I am very confused with c++ pointers and reference operators. My main confusion is the following (simple ) code:

#include <iostream>

using namespace std;

void changeInt(int &a)
{
    a *= 3;
}

int main()
{
    int n = 3;
    changeInt(n);
    cout << n << endl; 

    return 0;
}

Mainly, I am confused as to why changing the address (&a) changes the actual variable (n). When I first attempted this problem this was my code:

#include <iostream>

using namespace std;

void changeInt(int &a)
{
    *a *= 3;
}

int main()
{
    int n = 3;
    changeInt(n);
    cout << n << endl; 

    return 0;
}

But this gives me an error.
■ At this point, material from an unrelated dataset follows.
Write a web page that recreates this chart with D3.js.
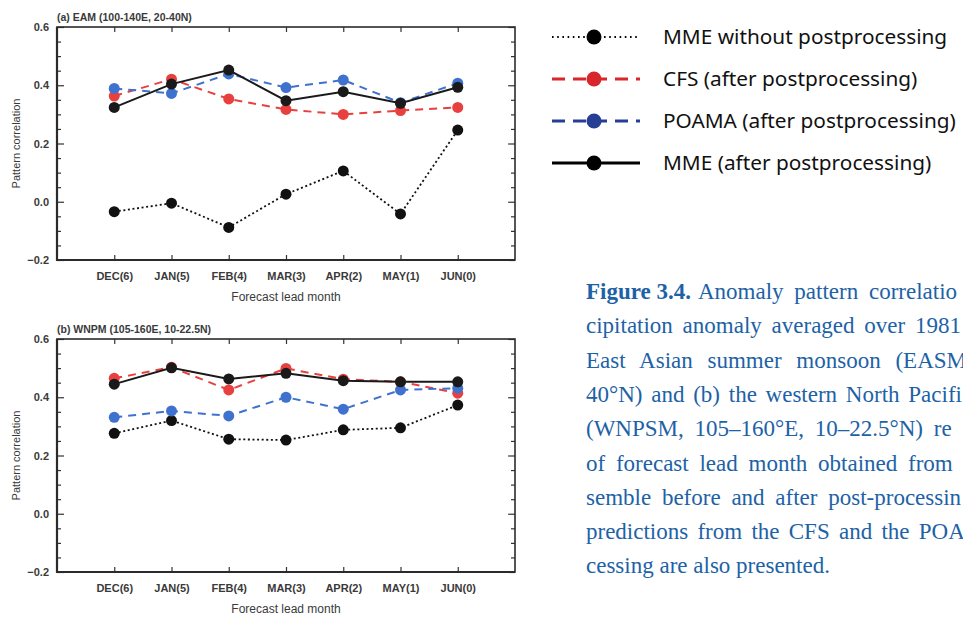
<!DOCTYPE html>
<html>
<head>
<meta charset="utf-8">
<script src="https://cdn.jsdelivr.net/npm/d3@7"></script>
<style>
  body { margin: 0; background: #fff; }
  svg { display: block; }
</style>
</head>
<body>
<div id="chart"></div>
<script>
const width = 963;
const height = 618;

const months = ["DEC(6)", "JAN(5)", "FEB(4)", "MAR(3)", "APR(2)", "MAY(1)", "JUN(0)"];
const yTicks = [-0.2, 0.0, 0.2, 0.4, 0.6];

// (a) EAM
const eamRaw = [-0.034, -0.005, -0.088, 0.026, 0.106, -0.042, 0.246];
const eamCfs = [0.363, 0.421, 0.353, 0.317, 0.300, 0.313, 0.324];
const eamPoama = [0.389, 0.372, 0.439, 0.392, 0.418, 0.340, 0.407];
const eamMme = [0.324, 0.404, 0.452, 0.347, 0.378, 0.338, 0.393];

// (b) WNPM
const wnpmRaw = [0.276, 0.320, 0.256, 0.253, 0.288, 0.295, 0.373];
const wnpmCfs = [0.465, 0.503, 0.425, 0.499, 0.462, 0.453, 0.414];
const wnpmPoama = [0.331, 0.353, 0.336, 0.400, 0.359, 0.425, 0.431];
const wnpmMme = [0.445, 0.501, 0.463, 0.482, 0.457, 0.453, 0.453];

const legendLabels = [
  "MME without postprocessing",
  "CFS (after postprocessing)",
  "POAMA (after postprocessing)",
  "MME (after postprocessing)",
];

// caption as visible in the figure (it runs past the right edge of the page)
const captionBold = "Figure 3.4.";
const captionLines = [
  "Anomaly pattern correlatio",
  "cipitation anomaly averaged over 1981",
  "East Asian summer monsoon (EASM",
  "40°N) and (b) the western North Pacifi",
  "(WNPSM, 105–160°E, 10–22.5°N) re",
  "of forecast lead month obtained from t",
  "semble before and after post-processin",
  "predictions from the CFS and the POA",
  "cessing are also presented.",
];
const captionWordSpacing = [5, 4, 9, 3, 5, 5, 5, 3.5, 0];

const styles = [
  { color: "#111", dash: "2,2.6", width: 1.8, legColor: "#000", legDash: "1.6,3.6", legWidth: 2 },
  { color: "#e8403f", dash: "8,6", width: 2, legColor: "#d9262d", legDash: "13,8", legWidth: 3 },
  { color: "#3f72cf", dash: "8,6", width: 2, legColor: "#263f95", legDash: "13,8", legWidth: 3 },
  { color: "#1a1a1a", dash: null, width: 2, legColor: "#000", legDash: null, legWidth: 3 },
];

const panels = [
  { title: "(a) EAM (100-140E, 20-40N)", top: 27, series: [eamRaw, eamCfs, eamPoama, eamMme] },
  { title: "(b) WNPM (105-160E, 10-22.5N)", top: 339, series: [wnpmRaw, wnpmCfs, wnpmPoama, wnpmMme] },
];

const svg = d3
  .select("#chart")
  .append("svg")
  .attr("width", width)
  .attr("height", height);

const left = 57;
const right = 515;
const plotH = 233;
const axisFont = "Liberation Sans, Arial, sans-serif";
const textGrey = "#3a3a3a";

const x = d3.scalePoint().domain(months).range([left, right]).padding(1);

panels.forEach((p) => {
  const y = d3.scaleLinear().domain([-0.2, 0.6]).range([p.top + plotH, p.top]);
  const g = svg.append("g");

  const minor = d3.range(-0.2, 0.6001, 0.05).filter((v) => Math.abs(Math.round(v * 5) - v * 5) > 0.01);

  // left axis, major + minor ticks pointing inward
  g.append("g")
    .attr("transform", `translate(${left},0)`)
    .call(d3.axisLeft(y).tickValues(yTicks).tickSize(-7).tickPadding(8).tickFormat(d3.format(".1f")))
    .call((a) => a.select(".domain").remove());
  g.append("g")
    .attr("transform", `translate(${left},0)`)
    .call(d3.axisLeft(y).tickValues(minor).tickSize(-4).tickFormat(""))
    .call((a) => a.select(".domain").remove());
  // right axis mirror
  g.append("g")
    .attr("transform", `translate(${right},0)`)
    .call(d3.axisRight(y).tickValues(yTicks).tickSize(-7).tickFormat(""))
    .call((a) => a.select(".domain").remove());
  g.append("g")
    .attr("transform", `translate(${right},0)`)
    .call(d3.axisRight(y).tickValues(minor).tickSize(-4).tickFormat(""))
    .call((a) => a.select(".domain").remove());
  // bottom axis with labels
  g.append("g")
    .attr("transform", `translate(0,${p.top + plotH})`)
    .call(d3.axisBottom(x).tickSize(-5).tickPadding(12))
    .call((a) => a.select(".domain").remove());
  // top axis ticks
  g.append("g")
    .attr("transform", `translate(0,${p.top})`)
    .call(d3.axisTop(x).tickSize(-5).tickFormat(""))
    .call((a) => a.select(".domain").remove());

  g.selectAll(".tick line").attr("stroke", "#333").attr("stroke-width", 1.2);
  g.selectAll(".tick text")
    .attr("font-family", axisFont)
    .attr("font-size", 11)
    .attr("font-weight", "bold")
    .attr("fill", textGrey);

  // frame
  g.append("rect")
    .attr("x", left)
    .attr("y", p.top)
    .attr("width", right - left)
    .attr("height", plotH)
    .attr("fill", "none")
    .attr("stroke", "#2b2b2b")
    .attr("stroke-width", 1.6);
  g.append("path")
    .attr("d", `M${left},${p.top} V${p.top + plotH} H${right}`)
    .attr("fill", "none")
    .attr("stroke", "#2b2b2b")
    .attr("stroke-width", 2.2);

  g.append("text")
    .attr("x", left)
    .attr("y", p.top - 6)
    .attr("font-family", axisFont)
    .attr("font-size", 10.5)
    .attr("font-weight", "bold")
    .attr("fill", textGrey)
    .text(p.title);

  g.append("text")
    .attr("x", (left + right) / 2)
    .attr("y", p.top + plotH + 41)
    .attr("text-anchor", "middle")
    .attr("font-family", axisFont)
    .attr("font-size", 12)
    .attr("fill", textGrey)
    .text("Forecast lead month");

  g.append("text")
    .attr("transform", `translate(20,${p.top + plotH / 2}) rotate(-90)`)
    .attr("text-anchor", "middle")
    .attr("font-family", axisFont)
    .attr("font-size", 11)
    .attr("fill", textGrey)
    .text("Pattern correlation");

  const line = d3
    .line()
    .x((d, i) => x(months[i]))
    .y((d) => y(d));

  p.series.forEach((vals, si) => {
    const s = styles[si];
    g.append("path")
      .datum(vals)
      .attr("d", line)
      .attr("fill", "none")
      .attr("stroke", s.color)
      .attr("stroke-width", s.width)
      .attr("stroke-dasharray", s.dash);
    g.append("g")
      .selectAll("circle")
      .data(vals)
      .join("circle")
      .attr("cx", (d, i) => x(months[i]))
      .attr("cy", (d) => y(d))
      .attr("r", 5.5)
      .attr("fill", s.color);
  });
});

// legend
const legend = svg.append("g").attr("transform", "translate(552,37)");
legendLabels.forEach((lab, i) => {
  const s = styles[i];
  const row = legend.append("g").attr("transform", `translate(0,${i * 42})`);
  row.append("line")
    .attr("x1", 0)
    .attr("x2", 88)
    .attr("stroke", s.legColor)
    .attr("stroke-width", s.legWidth)
    .attr("stroke-dasharray", s.legDash);
  row.append("circle").attr("cx", 42).attr("r", 7.5).attr("fill", s.legColor);
  row.append("text")
    .attr("x", 111)
    .attr("dy", "0.35em")
    .attr("font-family", "Noto Sans, sans-serif")
    .attr("font-size", 20.8)
    .attr("fill", "#111")
    .text(lab);
});

// caption
const caption = svg
  .append("text")
  .attr("font-family", "Liberation Serif, Times New Roman, serif")
  .attr("font-size", 23)
  .attr("fill", "#1d62a6");
captionLines.forEach((ln, i) => {
  const t = caption
    .append("tspan")
    .attr("x", 586)
    .attr("y", 299 + i * 34.3)
    .attr("word-spacing", i === 0 ? 0 : captionWordSpacing[i]);
  if (i === 0) {
    t.append("tspan").attr("font-weight", "bold").text(captionBold);
    t.append("tspan")
      .attr("dx", 7)
      .attr("word-spacing", captionWordSpacing[0])
      .text(ln);
  } else {
    t.text(ln);
  }
});
</script>
</body>
</html>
Why is it that when I change the address it changes the variable, but when I change the value pointed by the address I get an error?

Answer 1

Your second example is not valid C++, you can only dereference a pointer (or an object whose type overload operator* , which is not your case).

Your first example pass the parameter by reference ( int &a is not "the address of a", it is a reference to a), which is why a change to a really is a change to the object being passed by the function (in you case, n )

Answer 2

The ampersand ( & ) in that context means a reference , not the "address". Eg:

int some_int;

int & a = some_int; // Declare 'a', a reference to 'some_int'

int * p = &some_int; // '&' in this context is "the address of" 'some_int'

A reference is equivalent to a pointer in many ways, but it behaves like a value type. See this thread and the wikipedia entry to learn more.

Answer 3

The ampersand indicates that a variable is passed by reference to your function -- but inside the function the variable is treated as if it were passed by value. This is syntactic sugar , to make writing code that accepts references simpler to understand.